Sacroiliac(SI) Joint Fusion
- A minimally invasive procedure to stabilize an injured sacroiliac joint and relieve pain
- For people who are experiencing intense debilitation pain from an injured sacroiliac joint
- Forty-five-minute minimally invasive procedure, typically with a quick recovery of a few weeks Forty-five-minute minimally invasive procedure, typically with a quick recovery of a few weeks
Frequently Asked Questions
There are two sacroiliac joints that connect the sacrum, located at the base of the spine, to the iliac bones, which make up the pelvis. When the ligaments or bony surfaces are damaged, due to trauma, arthritis or other conditions, the sacroiliac joints can be the source of intense pain that may radiate into the leg or back.

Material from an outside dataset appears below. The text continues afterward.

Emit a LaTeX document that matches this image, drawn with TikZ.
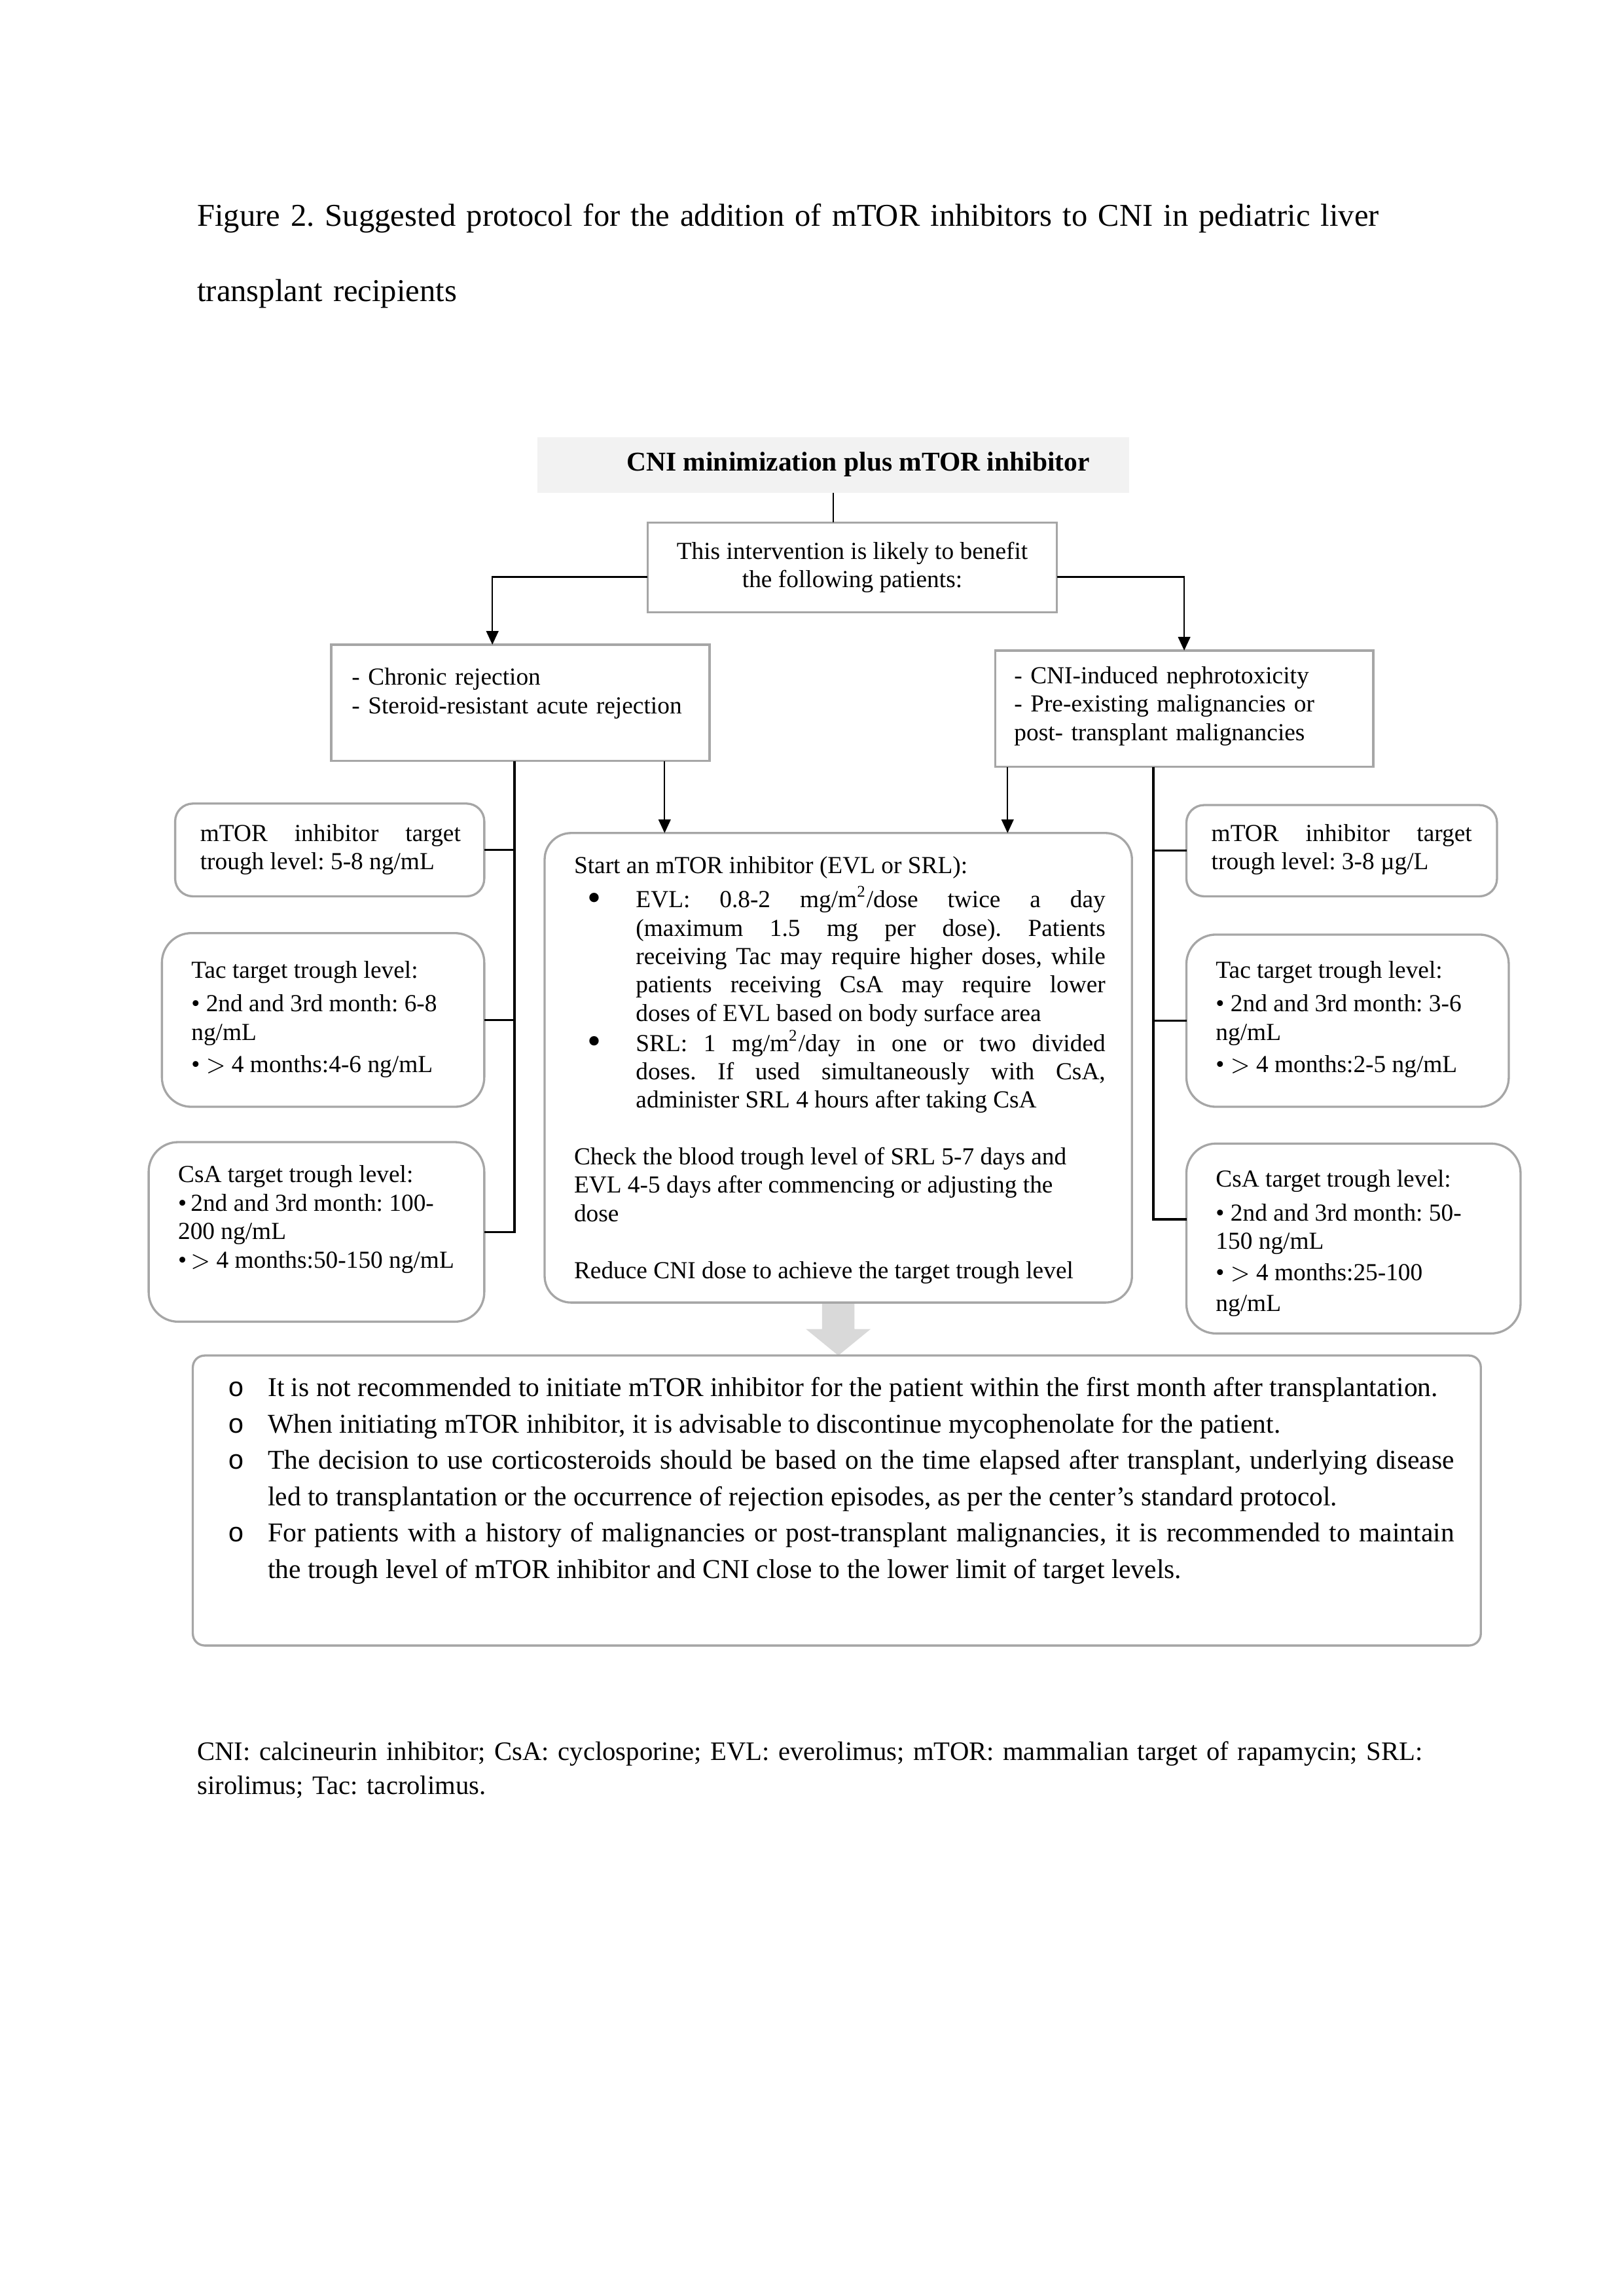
\documentclass[tikz,border=0pt]{standalone}
\usepackage{fontspec}
\usepackage{graphicx}
\setmainfont{Liberation Serif}
\newfontfamily\ofont{Liberation Mono}
\usetikzlibrary{arrows.meta,backgrounds}
\frenchspacing
\hyphenpenalty=10000
\exhyphenpenalty=10000

\newlength{\pix}\setlength{\pix}{0.19039mm} % one pixel of the page layout
\newcommand{\bigdot}{\raisebox{-0.12em}{\scalebox{1.6}{\textbullet}}}
\newcommand{\dotitem}[1]{\par\vspace{0.6pt}\hangindent=42\pix\hangafter=1\noindent\makebox[42\pix][l]{\hspace{9\pix}\bigdot}#1\par}
\newcommand{\oitem}[1]{\par\hangindent=27\pix\hangafter=1\noindent\strut\makebox[27\pix][l]{\ofont o}#1\par}

\tikzset{
  box/.style={draw=black!35, line width=0.8pt, inner sep=0pt, outer sep=0pt, anchor=north west},
  headbox/.style={fill=black!5, inner sep=0pt, outer sep=0pt, anchor=north west},
  txt/.style={anchor=north west, inner sep=0pt, outer sep=0pt, text width=#1, align=justify, font=\fontsize{9}{10.45}\selectfont},
  link/.style={line width=0.5pt},
  bar/.style={line width=0.8pt},
  arr/.style={line width=0.5pt, -{Triangle[length=5pt,width=4.5pt]}},
}

\begin{document}
\begin{tikzpicture}[x=\pix, y=-\pix]
\useasboundingbox (0,0) rectangle (1103,1560);

%% caption
\node[txt=900\pix, align=left, font=\fontsize{11.7}{27.6}\selectfont] (title) at (134,118) {\strut Figure 2. Suggested protocol for the addition of mTOR inhibitors to CNI in pediatric liver\\ transplant recipients};

%% boxes
\node[headbox, minimum width=402\pix, minimum height=38\pix] (head) at (365,297) {};
\node[anchor=base, inner sep=0pt, font=\fontsize{10}{12}\selectfont\bfseries] (headtxt) at (583,320) {CNI minimization plus mTOR inhibitor};

\node[box, minimum width=278\pix, minimum height=61\pix, align=center, font=\fontsize{9}{10.45}\selectfont] (inter) at (440,355) {This intervention is likely to benefit\\the following patients:};

\node[box, minimum width=257\pix, minimum height=79\pix] (chronic) at (225,438) {};
\node[box, minimum width=257\pix, minimum height=79\pix] (nephro) at (676,442) {};
\node[box, rounded corners=18\pix, minimum width=399\pix, minimum height=319\pix] (protocol) at (370,566) {};

\node[box, rounded corners=12\pix, minimum width=210\pix, minimum height=63\pix] (ltrough) at (119,546) {};
\node[box, rounded corners=20\pix, minimum width=219\pix, minimum height=118\pix] (ltac) at (110,634) {};
\node[box, rounded corners=20\pix, minimum width=228\pix, minimum height=122\pix] (lcsa) at (101,776) {};

\node[box, rounded corners=12\pix, minimum width=211\pix, minimum height=62\pix] (rtrough) at (806,547) {};
\node[box, rounded corners=20\pix, minimum width=219\pix, minimum height=117\pix] (rtac) at (806,635) {};
\node[box, rounded corners=20\pix, minimum width=227\pix, minimum height=129\pix] (rcsa) at (806,777) {};

\node[box, rounded corners=8\pix, minimum width=875\pix, minimum height=197\pix] (notes) at (131,921) {};

%% texts in the boxes
\node[txt=240\pix, align=left] (chronictxt) at (239,452) {\strut - Chronic rejection\\ - Steroid-resistant acute rejection};
\node[txt=240\pix, align=left] (nephrotxt) at (689,451) {\strut - CNI-induced nephrotoxicity\\ - Pre-existing malignancies or\\ post- transplant malignancies};

\node[txt=361\pix] (protocoltxt) at (390,580) {\strut Start an mTOR inhibitor (EVL or SRL):\par
  \dotitem{EVL: 0.8-2 mg/m\textsuperscript{2}/dose twice a day\linebreak (maximum 1.5 mg per dose). Patients\linebreak receiving Tac may require higher doses, while\linebreak patients receiving CsA may require lower\linebreak doses of EVL based on body surface area}
  \dotitem{SRL: 1 mg/m\textsuperscript{2}/day in one or two divided\linebreak doses. If used simultaneously with CsA,\linebreak administer SRL 4 hours after taking CsA}
  \vspace{10.45pt}
  \noindent Check the blood trough level of SRL 5-7 days and\\ EVL 4-5 days after commencing or adjusting the\\ dose\par
  \vspace{10.45pt}
  \noindent Reduce CNI dose to achieve the target trough level};

\node[txt=177\pix] (ltroughtxt) at (136,558) {\strut mTOR inhibitor target\linebreak trough level: 5-8 ng/mL};
\node[txt=190\pix] (ltactxt) at (130,651) {\strut Tac target trough level:\\[2pt] \textbullet\ 2nd and 3rd month: 6-8\\ ng/mL\\[1.5pt] \textbullet\ $>$ 4 months:4-6 ng/mL};
\node[txt=200\pix] (lcsatxt) at (121,790) {\strut CsA target trough level:\\ \textbullet\,2nd and 3rd month: 100-\\ 200 ng/mL\\ \textbullet\,$>$ 4 months:50-150 ng/mL};

\node[txt=177\pix] (rtroughtxt) at (823,558) {\strut mTOR inhibitor target\linebreak trough level: 3-8 µg/L};
\node[txt=195\pix] (rtactxt) at (826,651) {\strut Tac target trough level:\\[2pt] \textbullet\ 2nd and 3rd month: 3-6\\ ng/mL\\[1.5pt] \textbullet\ $>$ 4 months:2-5 ng/mL};
\node[txt=200\pix] (rcsatxt) at (826,793) {\strut CsA target trough level:\\[2pt] \textbullet\ 2nd and 3rd month: 50-\\ 150 ng/mL\\[1pt] \textbullet\ $>$ 4 months:25-100\\[1pt] ng/mL};

\node[txt=833\pix, font=\fontsize{10}{13.4}\selectfont] (notestxt) at (155,924) {%
  \oitem{It is not recommended to initiate mTOR inhibitor for the patient within the first month after transplantation.}
  \oitem{When initiating mTOR inhibitor, it is advisable to discontinue mycophenolate for the patient.}
  \oitem{The decision to use corticosteroids should be based on the time elapsed after transplant, underlying disease\linebreak led to transplantation or the occurrence of rejection episodes, as per the center's standard protocol.}
  \oitem{For patients with a history of malignancies or post-transplant malignancies, it is recommended to maintain\linebreak the trough level of mTOR inhibitor and CNI close to the lower limit of target levels.}};

%% abbreviations
\node[txt=880\pix, align=left, font=\fontsize{9.8}{12.5}\selectfont] (abbrev) at (134,1180) {\strut CNI: calcineurin inhibitor; CsA: cyclosporine; EVL: everolimus; mTOR: mammalian target of rapamycin; SRL:\\ sirolimus; Tac: tacrolimus.};

%% connectors
\draw[link] (head.south) -- (head.south |- inter.north);
\coordinate (il) at ([yshift=-6.5\pix]inter.west);
\coordinate (ir) at ([yshift=-6.5\pix]inter.east);
\draw[arr] (il) -| ([xshift=-19\pix]chronic.north);
\draw[arr] (ir) -| (nephro.north);

\coordinate (cl) at ([xshift=98\pix]chronic.south);
\coordinate (cr) at ([xshift=-120\pix]nephro.south);
\draw[arr] (cl) -- (cl |- protocol.north);
\draw[arr] (cr) -- (cr |- protocol.north);

\coordinate (lbar) at ([xshift=-4\pix]chronic.south); % left bracket
\draw[bar] (lbar) |- (lcsa.east);
\draw[bar] (ltrough.east) -- (ltrough.east -| lbar);
\draw[bar] (ltac.east) -- (ltac.east -| lbar);

\coordinate (rbar) at ([xshift=-21\pix]nephro.south); % right bracket
\coordinate (rcsaw) at ([yshift=13\pix]rcsa.west);
\draw[bar] (rbar) |- (rcsaw);
\draw[bar] (rtrough.west) -- (rtrough.west -| rbar);
\draw[bar] (rtac.west) -- (rtac.west -| rbar);

%% big grey arrow
\coordinate (tip) at (protocol.south |- notes.north);
\begin{scope}[on background layer]
\fill[black!15] ([xshift=-11\pix]protocol.south) -- ([xshift=-11\pix,yshift=18\pix]tip) -- ([xshift=-22\pix,yshift=18\pix]tip) -- (tip)
  -- ([xshift=22\pix,yshift=18\pix]tip) -- ([xshift=11\pix,yshift=18\pix]tip) -- ([xshift=11\pix]protocol.south) -- cycle;
\end{scope}

\end{tikzpicture}
\end{document}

A variety of tests performed during physical examination may help reveal the SI joint as the cause of your symptoms. Sometimes, X-rays, CT-scan or MRI may be helpful in the diagnosis of SI joint-related problems.
The most relied upon method to accurately determine whether the SI joint is the cause of your low back pain symptoms is to inject the SI joint with a local anesthetic. The injection will be delivered under either X-ray or CT guidance to verify accurate placement of the needle in the SI joint. If your symptoms are decreased by at least 50%, it can be concluded that the SI joint is either the source of or a major contributor to your low back pain. If the level of pain does not change after SI joint injection, it is less likely that the SI joint is the cause of your low back pain.
- Lower back pain
- Pelvis / buttock pain
- Hip / groin pain
- Pain radiating down one or both legs
- Feeling of leg instability (buckling, giving way)
- Disturbed sleep patterns due to pain
- Disturbed sitting patterns (unable to sit for long periods, sitting on one side)
- Pain going from sitting to standing
Initial treatment for sacroiliac joint pain may involve physical therapy, pain medications, injections or bracing with a belt. Another intervention is radiofrequency ablation, an image-guided procedure that interrupts the pain signal traveling from the sacroiliac joint to the brain.
If these treatments don’t bring significant or long lasting relief, patients may ultimately choose a surgery called sacroiliac joint fusion.
Sacroiliac joint fusion is a minimally invasive procedure that involves a small incision, usually less than two inches long. Under image-guidance, we insert titanium implants across the sacroiliac joint to provide stability.
The procedure takes about 45 minutes and is often performed in an outpatient setting.